Buying a ‘Put’ Option on the other hand gives you the right to sell the underlying currency pair at the strike price on the expiry date.

The combination of different strikes and expiry dates will determine the price or premium of the Option.

Options in action

For example, imagine EUR/USD is trading at 1.1000, but you think it will trade higher over the next two weeks, so you buy a ‘Call’ Option at the strike price of 1.1050 with an expiry of two weeks. In this example we can say the price of the option is 50 pips. Therefore, if you buy an option on 100,000 EUR/USD at an option price of 50 pips, then the premium you will pay is $500 (100,000 x 0.0050 = $500).

If after two weeks, EUR/USD is trading below 1.1050, then you may choose to let the option expire. The premium paid for the option ($500) will be lost, however the premium is the maximum you can lose when buying an Option.

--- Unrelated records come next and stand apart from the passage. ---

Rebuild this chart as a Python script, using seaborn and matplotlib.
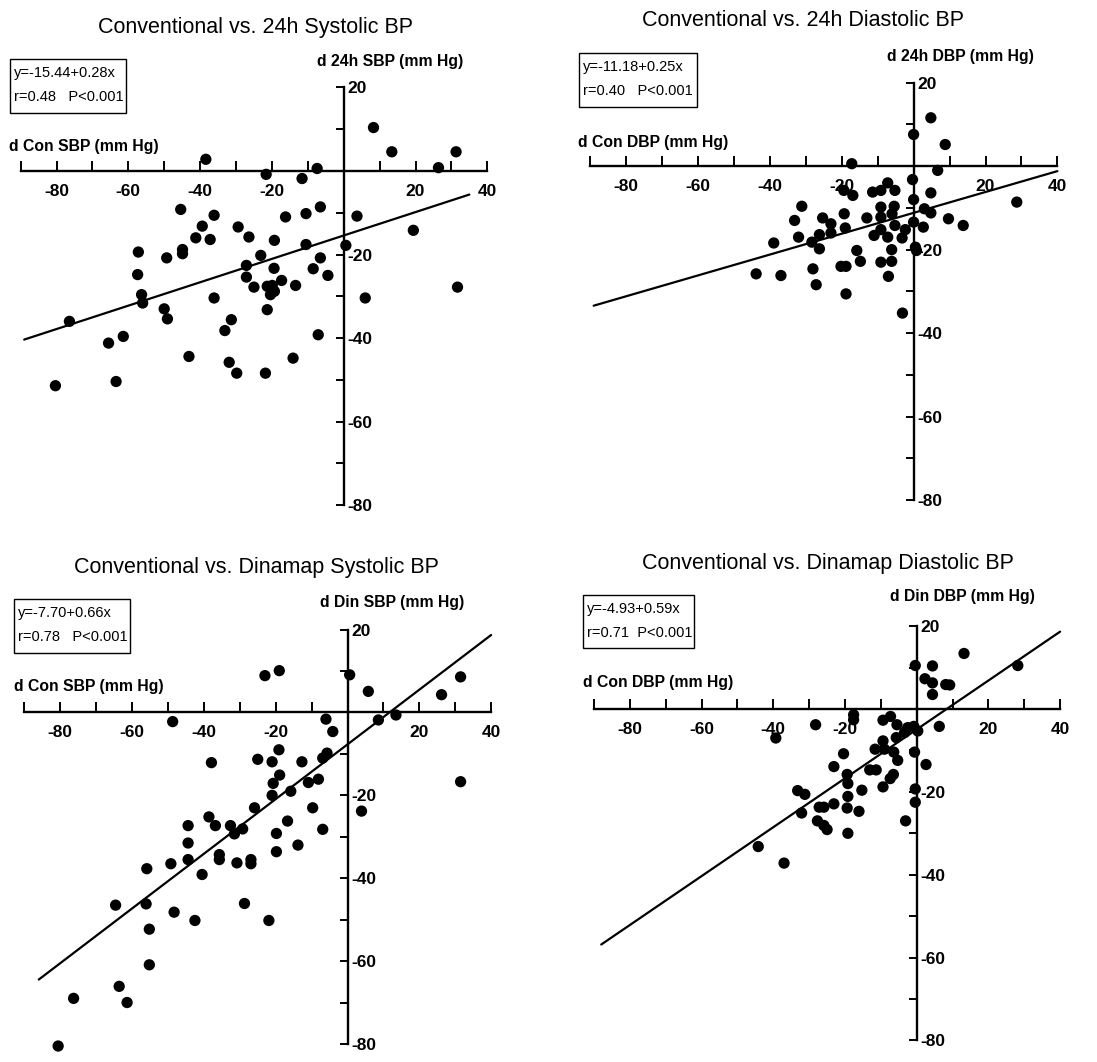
import numpy as np
import pandas as pd
import matplotlib
matplotlib.use("Agg")
import matplotlib.pyplot as plt
from matplotlib import font_manager
from matplotlib.patches import Rectangle
import seaborn as sns

# ---------------------------------------------------------------- data
# Panel A: conventional vs. 24h systolic BP (changes, mm Hg)
sbp24_con = [8.3, 13.4, 31.3, 26.4, -38.4, -7.4, -21.6, -11.6, -45.4, -36.1,
             -6.5, -10.5, -16.2, 3.7, -39.4, -29.4, -41.2, -37.2, -26.4, -19.3,
             19.4, -10.5, 0.6, -57.2, -44.9, -44.9, -49.3, -23.1, -6.5, -27.1,
             -19.4, -8.5, -4.4, -57.4, -27.1, -17.3, -25.0, -21.3, -19.9, -13.4,
             -19.3, -20.4, -56.3, -56.0, -36.1, 6.0, 31.7, -50.0, -49.1, -21.3,
             -31.3, -76.4, -33.1, -7.1, -61.4, -65.5, -43.1, -31.9, -14.1, -29.8,
             -21.8, -63.4, -80.3]
sbp24_amb = [10.4, 4.6, 4.6, 0.8, 2.8, 0.6, -0.8, -1.8, -9.2, -10.6,
             -8.6, -10.2, -11.0, -10.8, -13.2, -13.4, -16.0, -16.4, -15.8, -16.6,
             -14.2, -17.6, -17.8, -19.4, -18.8, -19.8, -20.8, -20.2, -20.8, -22.6,
             -23.3, -23.4, -25.0, -24.8, -25.4, -26.2, -27.8, -27.6, -27.4, -27.4,
             -28.8, -29.6, -29.6, -31.6, -30.4, -30.4, -27.8, -33.0, -35.4, -33.2,
             -35.6, -36.0, -38.2, -39.2, -39.6, -41.2, -44.4, -45.8, -44.8, -48.4,
             -48.4, -50.4, -51.4]

# Panel B: conventional vs. 24h diastolic BP
dbp24_con = [4.8, 0.0, 8.8, -17.2, 6.7, -0.3, -7.2, -19.4, -16.9, -11.4,
             -9.1, -5.2, 4.8, 0.0, 28.7, -31.1, -9.1, -5.4, 3.0, 4.8,
             -19.3, -6.0, -25.3, -13.0, -9.1, -33.1, 9.7, -23.0, 0.0, -5.2,
             2.7, 13.8, -19.0, -9.1, -2.3, -23.0, -32.0, -26.2, -11.0, -7.2,
             -3.2, -38.9, -28.3, -26.2, -15.8, -6.1, 0.5, 0.8, -14.8, -9.1,
             -6.1, -28.0, -20.2, -18.8, -43.8, -36.9, -7.0, -27.1, -18.8, -3.1]
dbp24_amb = [11.6, 7.6, 5.2, 0.6, -1.0, -3.2, -4.0, -5.8, -7.0, -6.2,
             -5.8, -5.8, -6.4, -8.0, -8.6, -9.6, -9.8, -9.6, -10.2, -11.2,
             -11.4, -11.4, -12.4, -12.4, -12.2, -13.0, -12.6, -13.8, -13.4, -14.2,
             -14.6, -14.2, -14.8, -15.2, -15.2, -16.0, -17.0, -16.4, -16.6, -17.0,
             -17.2, -18.4, -18.2, -19.8, -20.2, -20.0, -19.4, -20.2, -22.8, -23.0,
             -22.8, -24.6, -24.0, -24.0, -25.8, -26.2, -26.4, -28.4, -30.6, -35.2]

# Panel C: conventional vs. Dinamap systolic BP
sbpdin_con = [-23.0, -19.0, 0.6, 5.8, 26.2, 31.5, 13.5, 8.6, -48.7, -6.0,
              -4.1, -19.1, -37.9, -25.0, -21.0, -12.7, -5.7, -6.9, -18.9, -10.9,
              -8.1, 31.5, -20.7, -15.8, -21.0, -25.9, -9.7, 3.9, -38.6, -44.4,
              -36.8, -32.6, -16.7, -29.2, -31.5, -6.9, -19.8, -44.4, -13.8, -19.8,
              -35.7, -35.7, -44.4, -30.8, -26.9, -26.9, -49.2, -55.9, -40.5, -64.6,
              -56.1, -48.3, -28.7, -42.5, -21.9, -55.2, -55.2, -63.6, -76.3, -61.4,
              -80.6]
sbpdin_din = [8.9, 10.1, 9.1, 5.1, 4.3, 8.6, -0.6, -1.8, -2.2, -1.6,
              -4.6, -9.0, -12.1, -11.3, -11.9, -11.9, -9.8, -11.0, -15.1, -16.9,
              -16.1, -16.7, -17.1, -19.0, -20.0, -23.0, -23.0, -23.8, -25.2, -27.3,
              -27.3, -27.3, -26.2, -28.1, -29.3, -28.2, -29.2, -31.5, -32.0, -33.6,
              -34.3, -35.5, -35.5, -36.3, -35.5, -36.5, -36.5, -37.7, -39.1, -46.5,
              -46.2, -48.2, -46.1, -50.2, -50.2, -52.3, -60.9, -66.1, -69.0, -70.0,
              -80.5]

# Panel D: conventional vs. Dinamap diastolic BP
dbpdin_con = [13.2, 28.2, -0.4, 4.4, 2.3, 4.4, 8.1, 9.2, 4.4, -17.6,
              -17.6, -9.4, -7.3, -28.2, -5.5, 6.3, -2.5, -0.8, 0.3, -3.4,
              -5.7, -39.3, -9.4, -11.6, -9.0, -6.4, -0.6, -20.4, -5.3, 2.6,
              -23.1, -13.1, -11.3, -19.4, -6.5, -7.4, -19.2, -9.4, -0.4, -33.2,
              -31.2, -15.3, -19.2, -23.1, -0.4, -27.2, -25.9, -32.1, -19.4, -16.1,
              -3.1, -27.7, -25.9, -25.0, -19.2, -44.2, -37.0]
dbpdin_din = [13.4, 10.5, 10.5, 10.4, 7.3, 6.3, 5.9, 5.8, 3.5, -1.4,
              -2.6, -2.7, -1.8, -3.8, -3.8, -4.2, -4.5, -4.2, -5.3, -5.7,
              -6.9, -7.0, -7.7, -9.7, -9.7, -10.4, -10.4, -10.8, -12.4, -13.4,
              -13.9, -14.7, -14.7, -15.8, -15.8, -16.8, -18.0, -18.8, -19.3, -19.7,
              -20.6, -19.6, -21.1, -22.9, -22.5, -23.7, -23.7, -25.1, -23.9, -24.7,
              -27.0, -27.0, -28.1, -29.1, -30.0, -33.2, -37.2]

titles = ["Conventional vs. 24h Systolic BP", "Conventional vs. 24h Diastolic BP",
          "Conventional vs. Dinamap Systolic BP", "Conventional vs. Dinamap Diastolic BP"]
x_labels = ["d Con SBP (mm Hg)", "d Con DBP (mm Hg)", "d Con SBP (mm Hg)", "d Con DBP (mm Hg)"]
y_labels = ["d 24h SBP (mm Hg)", "d 24h DBP (mm Hg)", "d Din SBP (mm Hg)", "d Din DBP (mm Hg)"]
intercepts = [-15.44, -11.18, -7.70, -4.93]
slopes = [0.28, 0.25, 0.66, 0.59]
r_values = ["0.48", "0.40", "0.78", "0.71"]
p_texts = ["P<0.001", "P<0.001", "P<0.001", "P<0.001"]
fit_ranges = [(-89, 35), (-89, 40), (-86, 40), (-88, 40)]

x_ticks = list(range(-90, 41, 10))
x_tick_labels = ["" if v in (-90, -70, -50, -30, -10, 0, 10, 30) else str(v) for v in x_ticks]
y_ticks = list(range(-80, 21, 10))
y_tick_labels = [str(v) if v in (-80, -60, -40, -20, 20) else "" for v in y_ticks]

# ---------------------------------------------------------------- style
sns.set_theme(style="white")
names = {f.name for f in font_manager.fontManager.ttflist}
family = "Liberation Sans Narrow" if "Liberation Sans Narrow" in names else "Liberation Sans"
plt.rcParams["font.family"] = [family, "DejaVu Sans"]
plt.rcParams["axes.facecolor"] = "none"
plt.rcParams["text.color"] = "black"

W, H = 1097, 1062
fig = plt.figure(figsize=(W / 100, H / 100), dpi=100)
fig.patch.set_facecolor("white")

# panel layout: data origin (px), px per data unit in x and y, title centre, box, label anchors
layout = [
    dict(ox=343.7, oy=171.0, sx=3.59, sy=4.177, title=(256, 27), box=(10, 59, 116, 54),
         xl=(9, 147), yl=(317, 62), gap="   "),
    dict(ox=913.6, oy=166.2, sx=3.595, sy=4.173, title=(803, 21), box=(579, 53, 118, 54),
         xl=(578, 142), yl=(887, 56), gap="   "),
    dict(ox=347.5, oy=712.5, sx=3.59, sy=4.143, title=(256, 568), box=(14, 599, 116, 54),
         xl=(14, 687), yl=(320, 603), gap="   "),
    dict(ox=916.7, oy=709.0, sx=3.585, sy=4.143, title=(828, 563), box=(583, 595, 111, 53),
         xl=(583, 683), yl=(890, 597), gap="  "),
]
XLIM = (-95, 45)
YLIM = (-85, 25)

panels = [(sbp24_con, sbp24_amb), (dbp24_con, dbp24_amb),
          (sbpdin_con, sbpdin_din), (dbpdin_con, dbpdin_din)]

for i, (xs, ys) in enumerate(panels):
    L = layout[i]
    left = L["ox"] + L["sx"] * XLIM[0]
    right = L["ox"] + L["sx"] * XLIM[1]
    top = L["oy"] - L["sy"] * YLIM[1]
    bottom = L["oy"] - L["sy"] * YLIM[0]
    ax = fig.add_axes([left / W, 1 - bottom / H, (right - left) / W, (bottom - top) / H])

    df = pd.DataFrame({"x": xs, "y": ys})
    sns.scatterplot(data=df, x="x", y="y", ax=ax, color="black", s=66,
                    edgecolor="none", linewidth=0, zorder=3)

    x0, x1 = fit_ranges[i]
    fit = pd.DataFrame({"x": [x0, x1]})
    fit["y"] = intercepts[i] + slopes[i] * fit["x"]
    sns.lineplot(data=fit, x="x", y="y", ax=ax, color="black", lw=1.6, zorder=2)

    ax.set_xlim(*XLIM)
    ax.set_ylim(*YLIM)
    ax.set_xlabel("")
    ax.set_ylabel("")

    # cross-shaped axes through the origin
    for s in ("top", "left"):
        ax.spines[s].set_visible(False)
    ax.spines["bottom"].set_position(("data", 0))
    ax.spines["right"].set_position(("data", 0))
    ax.spines["bottom"].set_bounds(-90, 40)
    ax.spines["right"].set_bounds(-80, 20)
    for s in ("bottom", "right"):
        ax.spines[s].set_color("black")
        ax.spines[s].set_linewidth(1.7)
        ax.spines[s].set_zorder(1)

    ax.yaxis.tick_right()
    ax.set_xticks(x_ticks)
    ax.set_xticklabels(x_tick_labels)
    ax.set_yticks(y_ticks)
    ax.set_yticklabels(y_tick_labels)
    ax.tick_params(axis="x", direction="in", length=7, width=1.4, color="black",
                   pad=9, labelsize=12.5, labelcolor="black", bottom=True)
    ax.tick_params(axis="y", direction="in", length=6, width=1.4, color="black",
                   pad=3, labelsize=12.5, labelcolor="black", right=True, left=False)
    for lab in ax.get_xticklabels() + ax.get_yticklabels():
        lab.set_fontweight("bold")

    # titles and axis names
    tx, ty = L["title"]
    fig.text(tx / W, 1 - ty / H, titles[i], ha="center", va="center", fontsize=15.5)
    fig.text(L["xl"][0] / W, 1 - L["xl"][1] / H, x_labels[i], ha="left", va="center",
             fontsize=11.3, fontweight="bold")
    fig.text(L["yl"][0] / W, 1 - L["yl"][1] / H, y_labels[i], ha="left", va="center",
             fontsize=11.3, fontweight="bold")

    # regression summary box
    bx, by, bw, bh = L["box"]
    fig.patches.append(Rectangle((bx / W, 1 - (by + bh) / H), bw / W, bh / H,
                                 transform=fig.transFigure, fill=False,
                                 edgecolor="black", linewidth=1.0))
    fig.text((bx + 4) / W, 1 - (by + 14) / H,
             f"y=-{abs(intercepts[i]):.2f}+{slopes[i]:.2f}x",
             ha="left", va="center", fontsize=10.5)
    fig.text((bx + 4) / W, 1 - (by + 38) / H,
             f"r={r_values[i]}{L['gap']}{p_texts[i]}", ha="left", va="center", fontsize=10.5)

fig.savefig("out.png", dpi=100, facecolor="white")
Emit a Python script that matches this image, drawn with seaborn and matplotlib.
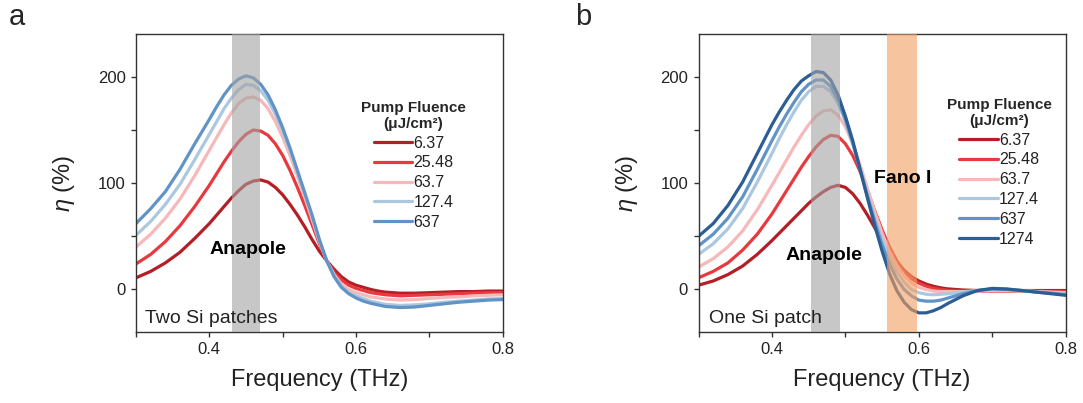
import seaborn as sns
import pandas as pd
import matplotlib
matplotlib.use('Agg')
import matplotlib.pyplot as plt
from matplotlib.ticker import MultipleLocator

sns.set_style('ticks')
plt.rcParams['font.family'] = ['Liberation Sans', 'DejaVu Sans']
plt.rcParams['mathtext.fontset'] = 'custom'
plt.rcParams['mathtext.it'] = 'Liberation Sans:italic'
plt.rcParams['mathtext.rm'] = 'Liberation Sans'

# frequency grid (THz)
freq = [0.30, 0.32, 0.34, 0.36, 0.38, 0.40, 0.41, 0.42, 0.43, 0.44, 0.45, 0.46,
        0.47, 0.48, 0.49, 0.50, 0.51, 0.52, 0.53, 0.54, 0.55, 0.56, 0.57, 0.58,
        0.59, 0.60, 0.61, 0.62, 0.63, 0.64, 0.66, 0.68, 0.70, 0.72, 0.74, 0.76,
        0.78, 0.80]

# panel a : two Si patches
fluence_a = ['6.37', '25.48', '63.7', '127.4', '637']
eta_a_637 = [11, 17, 25, 35, 48, 62, 70, 78, 86, 93, 99, 102,
             103, 101, 96, 89, 80, 70, 59, 47, 36, 27, 19, 12,
             7, 4, 2, 0, -1.5, -2.5, -3.5, -3.5, -3, -2.5, -2, -2,
             -1.5, -1.5]
eta_a_2548 = [24, 33, 45, 60, 78, 98, 109, 120, 130, 139, 146, 150,
              149, 145, 137, 126, 112, 96, 79, 61, 43, 27, 16, 9,
              4, 1, -1, -3, -4, -5, -6, -5.5, -5, -4.5, -4, -3.5,
              -3, -3]
eta_a_637b = [40, 52, 67, 85, 107, 131, 143, 155, 166, 175, 180, 181,
              178, 170, 158, 143, 126, 107, 87, 66, 45, 27, 14, 5,
              0, -3, -5, -7, -8, -9, -10, -9.5, -8.5, -7.5, -7, -6,
              -5.5, -5]
eta_a_1274 = [51, 64, 80, 99, 122, 146, 158, 170, 180, 188, 193, 192,
              187, 178, 165, 149, 131, 111, 90, 69, 46, 27, 13, 3,
              -3, -6, -8.5, -11, -12.5, -14, -15, -14.5, -13.5, -12, -11, -10,
              -9, -8.5]
eta_a_6370 = [62, 76, 92, 113, 137, 160, 172, 183, 192, 198, 201, 199,
              193, 183, 169, 152, 133, 112, 91, 70, 47, 27, 12, 2,
              -4, -8, -11, -13, -14.5, -16, -17, -16.5, -15, -13.5, -12, -11,
              -10, -9.5]
series_a = [eta_a_637, eta_a_2548, eta_a_637b, eta_a_1274, eta_a_6370]

# panel b : one Si patch
fluence_b = ['6.37', '25.48', '63.7', '127.4', '637', '1274']
eta_b_637 = [4, 8, 14, 22, 33, 46, 53, 60, 67, 74, 81, 87,
             92, 96, 98, 96, 90, 81, 70, 58, 46, 35, 26, 18,
             12, 8, 5, 3, 1.5, 0.5, -0.5, -1, -1, -1, -1, -1,
             -1, -1]
eta_b_2548 = [11, 17, 25, 37, 52, 71, 82, 93, 104, 115, 125, 134,
              141, 145, 144, 137, 126, 111, 93, 74, 56, 40, 27, 17,
              10, 6, 3, 1, 0, -1, -1.5, -1.5, -1.5, -1.5, -1.5, -1.5,
              -2, -2]
eta_b_637b = [21, 29, 40, 55, 75, 98, 110, 122, 134, 145, 155, 163,
              168, 169, 164, 153, 137, 117, 95, 73, 53, 36, 23, 13,
              6, 2, 0, -1.5, -2, -2, -2, -1.5, -1, -1, -1.5, -2,
              -2.5, -3]
eta_b_1274 = [33, 43, 57, 76, 101, 128, 142, 155, 167, 178, 186, 191,
              191, 186, 175, 158, 137, 114, 90, 67, 47, 30, 17, 7,
              0, -3, -4.5, -5, -4.5, -4, -2.5, -1, 0, 0, -1, -2,
              -3, -4]
eta_b_6370 = [41, 52, 67, 87, 113, 140, 153, 165, 176, 186, 193, 197,
              197, 191, 178, 160, 138, 113, 88, 64, 42, 24, 10, 0,
              -6, -10, -11, -11, -10, -8, -4, -1, 0.5, 0, -1, -2.5,
              -3.5, -5]
eta_b_12740 = [50, 62, 79, 101, 128, 155, 167, 178, 188, 196, 201, 205,
               204, 197, 183, 163, 140, 113, 86, 60, 36, 15, -1, -12,
               -19, -22, -22, -20, -17, -13, -6, -1, 1, 0.5, -1, -2.5,
               -4, -5.5]
series_b = [eta_b_637, eta_b_2548, eta_b_637b, eta_b_1274, eta_b_6370, eta_b_12740]

colors = ['#b41e25', '#e8393f', '#f6b8b9', '#acc8e0', '#6093c6', '#2d5d95']

anapole_a = (0.431, 0.469)
anapole_b = (0.453, 0.493)
fano_b = (0.557, 0.598)


def long_table(fluences, series):
    rows = []
    for fl, vals in zip(fluences, series):
        for f, v in zip(freq, vals):
            rows.append({'freq': f, 'eta': v, 'fluence': fl})
    return pd.DataFrame(rows)


def style_axes(ax):
    ax.set_xlim(0.3, 0.8)
    ax.set_ylim(-40, 240)
    ax.xaxis.set_major_locator(MultipleLocator(0.2))
    ax.xaxis.set_minor_locator(MultipleLocator(0.1))
    ax.yaxis.set_major_locator(MultipleLocator(100))
    ax.yaxis.set_minor_locator(MultipleLocator(50))
    ax.tick_params(which='both', direction='out', length=3.5, width=1,
                   color='#333333', top=False, right=False)
    ax.tick_params(axis='x', labelsize=12, pad=4, labelcolor='#222222')
    ax.tick_params(axis='y', labelsize=12, pad=4, labelcolor='#222222')
    for sp in ax.spines.values():
        sp.set_visible(True)
        sp.set_color('#333333')
        sp.set_linewidth(1.0)
    ax.set_xlabel('Frequency (THz)', fontsize=17, color='#222222')
    ax.set_ylabel(r'$\eta$ (%)', fontsize=17, color='#222222')
    ax.xaxis.set_label_coords(0.5, -0.125)
    ax.yaxis.set_label_coords(-0.16, 0.5)


def draw_panel(ax, fluences, series, legend_anchor):
    df = long_table(fluences, series)
    sns.lineplot(data=df, x='freq', y='eta', hue='fluence', hue_order=fluences,
                 palette=colors[:len(fluences)], linewidth=2.3, errorbar=None,
                 legend=False, ax=ax)
    for ln in ax.get_lines():
        ln.set_solid_joinstyle('round')
    leg = ax.legend(ax.get_lines(), fluences,
                    title='Pump Fluence\n(μJ/cm²)',
                    title_fontproperties={'weight': 'bold', 'size': 11},
                    fontsize=11.5, frameon=False, loc='upper center',
                    bbox_to_anchor=legend_anchor, handlelength=2.4,
                    handletextpad=0.1, labelspacing=0.3, borderpad=0.2)
    leg.get_title().set_multialignment('center')
    for t in leg.get_texts():
        t.set_color('#222222')
    style_axes(ax)


fig = plt.figure(figsize=(10.83, 4.03), dpi=100)
ax_a = fig.add_axes([0.1256, 0.1762, 0.3386, 0.7387])
ax_b = fig.add_axes([0.645, 0.1762, 0.339, 0.7387])

draw_panel(ax_a, fluence_a, series_a, (0.757, 0.815))
ax_a.axvspan(*anapole_a, color='#a3a3a3', alpha=0.6, lw=0, zorder=3)
ax_a.text(0.4524, 38, 'Anapole', fontsize=14, fontweight='bold', color='black',
          ha='center', va='center', zorder=5)
ax_a.text(0.312, -31.5, 'Two Si patches', fontsize=14, color='#222222',
          ha='left', va='baseline', zorder=5)

draw_panel(ax_b, fluence_b, series_b, (0.819, 0.825))
ax_b.axvspan(*anapole_b, color='#a3a3a3', alpha=0.6, lw=0, zorder=3)
ax_b.axvspan(*fano_b, color='#f39e61', alpha=0.6, lw=0, zorder=3)
ax_b.text(0.4707, 31.5, 'Anapole', fontsize=14, fontweight='bold', color='black',
          ha='center', va='center', zorder=5)
ax_b.text(0.578, 104, 'Fano I', fontsize=14, fontweight='bold', color='black',
          ha='center', va='center', zorder=5)
ax_b.text(0.314, -31.5, 'One Si patch', fontsize=14, color='#222222',
          ha='left', va='baseline', zorder=5)

fig.text(9 / 1083, 1 - 25 / 403, 'a', fontsize=21, va='baseline', ha='left')
fig.text(575 / 1083, 1 - 25 / 403, 'b', fontsize=21, va='baseline', ha='left')

fig.savefig('out.png', dpi=100)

On the other hand, if EUR/USD trades above 1.1050, then you may want to exercise the right on the Option to take advantage of the market moving to the upside. However, in order to break even, the price must trade over 1.1100 because of the 50 pip premium paid upfront.

A ‘Put’ Option is the opposite – you have the right to sell the underlying currency at the strike price at maturity or choose to let the option expire. You use a ‘Put’ option to express a view that the currency pair will trade lower. Buying a ‘Put’ Option is a great way to take advantage of a declining market.

The full transparency of risk for FX Options is why they are appealing to cautious investors and those looking to balance other risks in their portfolio.